Steiner—perhaps controversially for an artist seen as “queer” and “feminist”—considers Gustave Courbet’s Origin of the World (1866) an attempt to revere and embody, rather than to objectify. “I believe gaze is determined by cultural signifiers that define power relationships,” she explains. ‘Understanding W.E.B. Du Bois’s theory of double consciousness, or reading Monique Wittig’s The Lesbian Body, can help snap one out of the de rigueur psychosis of the heterosexist, white-identified supremacist patriarchal haze.” Steiner’s projects and collaborations are described as “celebratory efforts in dismantling notions of normativity and the sources of constructed truths”. In her photographic work, women are seen naked, perhaps as sexualized and eroticized by some. “Nakedness, nudity, the Nude, body parts, flesh and flesh eaters populate this exhibition,” wrote the gallerist Pascal Spengemann of Steiner’s 2009 exhibition in his now-defunct Chelsea (NY) space. “Some flaunting and others demure.
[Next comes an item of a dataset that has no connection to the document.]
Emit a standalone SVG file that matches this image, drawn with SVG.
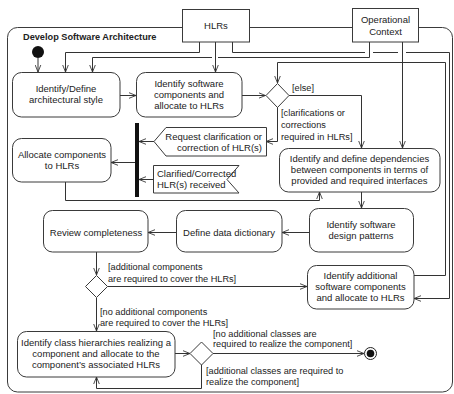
<svg xmlns="http://www.w3.org/2000/svg" width="454" height="394" viewBox="0 0 454 394">
<style>
.n{fill:#fff;stroke:#3a3a3a;stroke-width:1}
.t{font-family:"Liberation Sans",Arial,sans-serif;font-size:9.5px;fill:#222;text-anchor:middle}
.g{font-family:"Liberation Sans",Arial,sans-serif;font-size:9.2px;fill:#222}
.c{fill:none;stroke:#333;stroke-width:1}
.ca{fill:none;stroke:#333;stroke-width:1;marker-end:url(#a)}
</style>
<defs>
<marker id="a" viewBox="0 0 8 8" refX="8" refY="4" markerWidth="7" markerHeight="7" orient="auto" markerUnits="userSpaceOnUse">
<path d="M0,0.8 L8,4 L0,7.2" fill="none" stroke="#333" stroke-width="1"/>
</marker>
</defs>
<rect width="454" height="394" fill="#fff"/>
<g id="frame">
<rect x="7.5" y="27.5" width="445" height="364.5" rx="10" fill="none" stroke="#3a3a3a" stroke-width="1"/>
<text x="23" y="40" font-family="Liberation Sans,Arial,sans-serif" font-size="9.2" font-weight="bold" fill="#222">Develop Software Architecture</text>
</g>
<g id="connectors">
<path class="ca" d="M38,58 V72"/>
<path class="ca" d="M199.5,42 V52.5 H65.5 V72"/>
<path class="ca" d="M215.5,42 V72"/>
<path class="ca" d="M369.5,42 V57.5 H218 M212,57.5 H92.5 V72"/>
<path class="ca" d="M232.5,42 V52.5 H365 M373,52.5 H398 M406,52.5 H449.5 V298.5 H414"/>
<path class="ca" d="M402.5,42 V148"/>
<path class="ca" d="M414,275.5 H445.5 V62.5 H277.5 V83"/>
<path class="ca" d="M120,95.5 H136"/>
<path class="ca" d="M242,95.5 H265.5"/>
<path class="ca" d="M289,95.5 H361.5 V148"/>
<path class="ca" d="M277.5,107 V141.5 H266"/>
<path class="ca" d="M154,141.5 H139"/>
<path class="ca" d="M153,179.5 H139"/>
<path class="ca" d="M135,162.5 H111"/>
<path class="ca" d="M65.5,182 V200.5 H319.5 V192"/>
<path class="ca" d="M361.5,192 V208"/>
<path class="ca" d="M309,232.5 H282"/>
<path class="ca" d="M176,232.5 H148"/>
<path class="ca" d="M96.5,252 V275"/>
<path class="ca" d="M107.5,286.5 H307"/>
<path class="ca" d="M96.5,298 V331"/>
<path class="ca" d="M175,353.5 H190"/>
<path class="ca" d="M213,353.5 H364"/>
<path class="ca" d="M201.5,365 V388.5 H96.5 V377"/>
</g>
<g id="HLRs">
<rect class="n" x="182.5" y="9.5" width="67" height="32.5"/>
<text class="t" x="216" y="29">HLRs</text>
</g>
<g id="OperationalContext">
<rect class="n" x="352.5" y="8.5" width="66" height="33.5"/>
<text class="t" x="385.5" y="23">Operational</text>
<text class="t" x="385.5" y="34.5">Context</text>
</g>
<g id="initial">
<circle cx="38" cy="52" r="6" fill="#111"/>
</g>
<g id="identifyDefine">
<rect class="n" x="12.5" y="72.5" width="107.5" height="44.5" rx="9"/>
<text class="t" x="66" y="92.3">Identify/Define</text>
<text class="t" x="66" y="103.3">architectural style</text>
</g>
<g id="identifyComponents">
<rect class="n" x="136.5" y="72.5" width="105.5" height="44.5" rx="9"/>
<text class="t" x="189" y="87">Identify software</text>
<text class="t" x="189" y="98">components and</text>
<text class="t" x="189" y="109">allocate to HLRs</text>
</g>
<g id="decision1">
<path class="n" d="M277.5,83.5 L289,95.5 L277.5,107.5 L266,95.5 Z"/>
<text class="g" x="292" y="91">[else]</text>
<text class="g" x="281" y="116">[clarifications or</text>
<text class="g" x="281" y="128">corrections</text>
<text class="g" x="281" y="140">required in HLRs]</text>
</g>
<g id="join">
<rect x="135" y="123" width="4" height="74" fill="#111"/>
</g>
<g id="requestClarification">
<path class="n" d="M154,141.5 L166,127.5 H266.5 V156 H166 Z"/>
<text class="t" x="262" y="140" style="text-anchor:end">Request clarification or</text>
<text class="t" x="262" y="151" style="text-anchor:end">correction of HLR(s)</text>
</g>
<g id="clarifiedReceived">
<path class="n" d="M153.5,165.5 H239 L227,179.5 L239,193 H153.5 Z"/>
<text class="t" x="157" y="177" style="text-anchor:start">Clarified/Corrected</text>
<text class="t" x="157" y="188" style="text-anchor:start">HLR(s) received</text>
</g>
<g id="allocateComponents">
<rect class="n" x="12.5" y="138.5" width="98.5" height="43.5" rx="9"/>
<text class="t" x="62" y="158">Allocate components</text>
<text class="t" x="62" y="169">to HLRs</text>
</g>
<g id="dependencies">
<rect class="n" x="279.5" y="148.5" width="160.5" height="43.5" rx="9"/>
<text class="t" x="359.5" y="162.3">Identify and define dependencies</text>
<text class="t" x="359.5" y="173.3">between components in terms of</text>
<text class="t" x="359.5" y="184.3">provided and required interfaces</text>
</g>
<g id="designPatterns">
<rect class="n" x="309.5" y="208.5" width="104" height="43.5" rx="9"/>
<text class="t" x="361" y="228">Identify software</text>
<text class="t" x="361" y="239">design patterns</text>
</g>
<g id="dataDictionary">
<rect class="n" x="176.5" y="210.5" width="105.5" height="41.5" rx="9"/>
<text class="t" x="229" y="235.5">Define data dictionary</text>
</g>
<g id="reviewCompleteness">
<rect class="n" x="43.5" y="210.5" width="104.5" height="41.5" rx="9"/>
<text class="t" x="96" y="235.5">Review completeness</text>
</g>
<g id="decision2">
<path class="n" d="M96.5,275.5 L107.5,286.5 L96.5,297.5 L85.5,286.5 Z"/>
<text class="g" x="108" y="270">[additional components</text>
<text class="g" x="108" y="281.5">are required to cover the HLRs]</text>
<text class="g" x="100" y="315">[no additional components</text>
<text class="g" x="100" y="326">are required to cover the HLRs]</text>
</g>
<g id="identifyAdditional">
<rect class="n" x="307.5" y="265.5" width="106.5" height="43.5" rx="9"/>
<text class="t" x="360.5" y="279.3">Identify additional</text>
<text class="t" x="360.5" y="290.3">software components</text>
<text class="t" x="360.5" y="301.3">and allocate to HLRs</text>
</g>
<g id="classHierarchies">
<rect class="n" x="17.5" y="331.5" width="157.5" height="45.5" rx="9"/>
<text class="t" x="96" y="346.3">Identify class hierarchies realizing a</text>
<text class="t" x="96" y="357.3">component and allocate to the</text>
<text class="t" x="96" y="368.3">component’s associated HLRs</text>
</g>
<g id="decision3">
<path class="n" d="M201.5,342 L213,353.5 L201.5,365 L190,353.5 Z"/>
<text class="g" x="213" y="337">[no additional classes are</text>
<text class="g" x="213" y="347">required to realize the component]</text>
<text class="g" x="206" y="374">[additional classes are required to</text>
<text class="g" x="206" y="384.5">realize the component]</text>
</g>
<g id="final">
<circle cx="370.5" cy="353.5" r="6" fill="#fff" stroke="#222" stroke-width="1"/>
<circle cx="370.5" cy="353.5" r="3.8" fill="#111"/>
</g>
</svg>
Transparency, honesty, and forthrightness are all demonstrated here, but perhaps with a false promise, a come-on, a fantasy, a mirage.” While clearly intending both subversion and irony, Steiner still maintains: “Making anything is an act of objectification.” In terms of viewing and interpreting her work: “50 per cent is me, 50 per cent is you.” The viewer’s physicality is important to her in relation to viewing: “I don’t want a sensation of overwhelmed, I want there to be a sensation of infinity. That this isn’t finished, it’s never-ending.”
In Puppies & Babies, an exhibition for 3001 Gallery, Los Angeles, in 2012, Steiner brought together inflated images of “pets, pregnancy and children”, collaging the abjection of childbirth with the soppiness of puppy love. In a conversation with Steiner for BOMB magazine, the American writer Maggie Nelson says: “This is what I like so much about your work. You acknowledge the fear that you might be pushing toward a place that you aren’t sure will be a good one to go to—in the case of Puppies & Babies, into the sentimental, or banal, or clichéd, or whatever. You push on anyway, you respect your impulses, until you find/make something completely worthwhile.” Steiner responds by acknowledging her investigation of “the unsustainability of the binary—normative on one hand, and transgressive on the other”. And certainly much of her work is an open investigation, as, indeed, are her answers to me:
“Does the body represent or define identity?”
“Or is identity beyond the body?”
“What about the collective/community body?”
“What about it?”
Perhaps this is the 50 per cent that is left for the viewer to decide.